-- Start Working data --

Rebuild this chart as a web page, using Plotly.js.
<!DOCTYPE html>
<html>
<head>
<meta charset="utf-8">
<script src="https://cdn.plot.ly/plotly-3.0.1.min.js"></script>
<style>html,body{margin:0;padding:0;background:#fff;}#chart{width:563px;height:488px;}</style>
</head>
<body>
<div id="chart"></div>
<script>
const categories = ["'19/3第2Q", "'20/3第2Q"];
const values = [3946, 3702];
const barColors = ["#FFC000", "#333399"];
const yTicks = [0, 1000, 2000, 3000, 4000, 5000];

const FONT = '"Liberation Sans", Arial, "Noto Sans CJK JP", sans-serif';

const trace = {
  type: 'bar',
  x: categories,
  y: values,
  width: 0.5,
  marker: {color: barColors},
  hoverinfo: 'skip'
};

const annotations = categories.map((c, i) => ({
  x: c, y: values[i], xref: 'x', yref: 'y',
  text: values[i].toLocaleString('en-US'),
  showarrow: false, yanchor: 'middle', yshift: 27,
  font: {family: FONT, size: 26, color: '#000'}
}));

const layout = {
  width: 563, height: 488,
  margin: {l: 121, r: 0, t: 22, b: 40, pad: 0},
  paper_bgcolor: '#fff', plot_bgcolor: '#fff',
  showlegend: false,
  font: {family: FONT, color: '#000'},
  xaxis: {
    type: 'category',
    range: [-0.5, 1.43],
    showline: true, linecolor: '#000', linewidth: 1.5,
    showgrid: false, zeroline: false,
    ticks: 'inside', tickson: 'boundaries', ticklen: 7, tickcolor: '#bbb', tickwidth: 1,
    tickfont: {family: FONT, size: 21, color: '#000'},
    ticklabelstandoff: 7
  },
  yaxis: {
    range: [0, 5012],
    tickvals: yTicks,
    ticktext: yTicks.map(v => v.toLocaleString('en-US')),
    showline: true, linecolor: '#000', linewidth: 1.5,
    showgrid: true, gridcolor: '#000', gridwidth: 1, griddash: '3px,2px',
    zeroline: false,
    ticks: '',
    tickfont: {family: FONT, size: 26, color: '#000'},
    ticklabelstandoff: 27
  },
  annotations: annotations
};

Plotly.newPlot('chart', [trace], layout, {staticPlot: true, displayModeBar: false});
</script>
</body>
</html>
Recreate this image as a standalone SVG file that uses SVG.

-- End Working data --

State the count of lines above containing the string "this", and add nothing to it.

2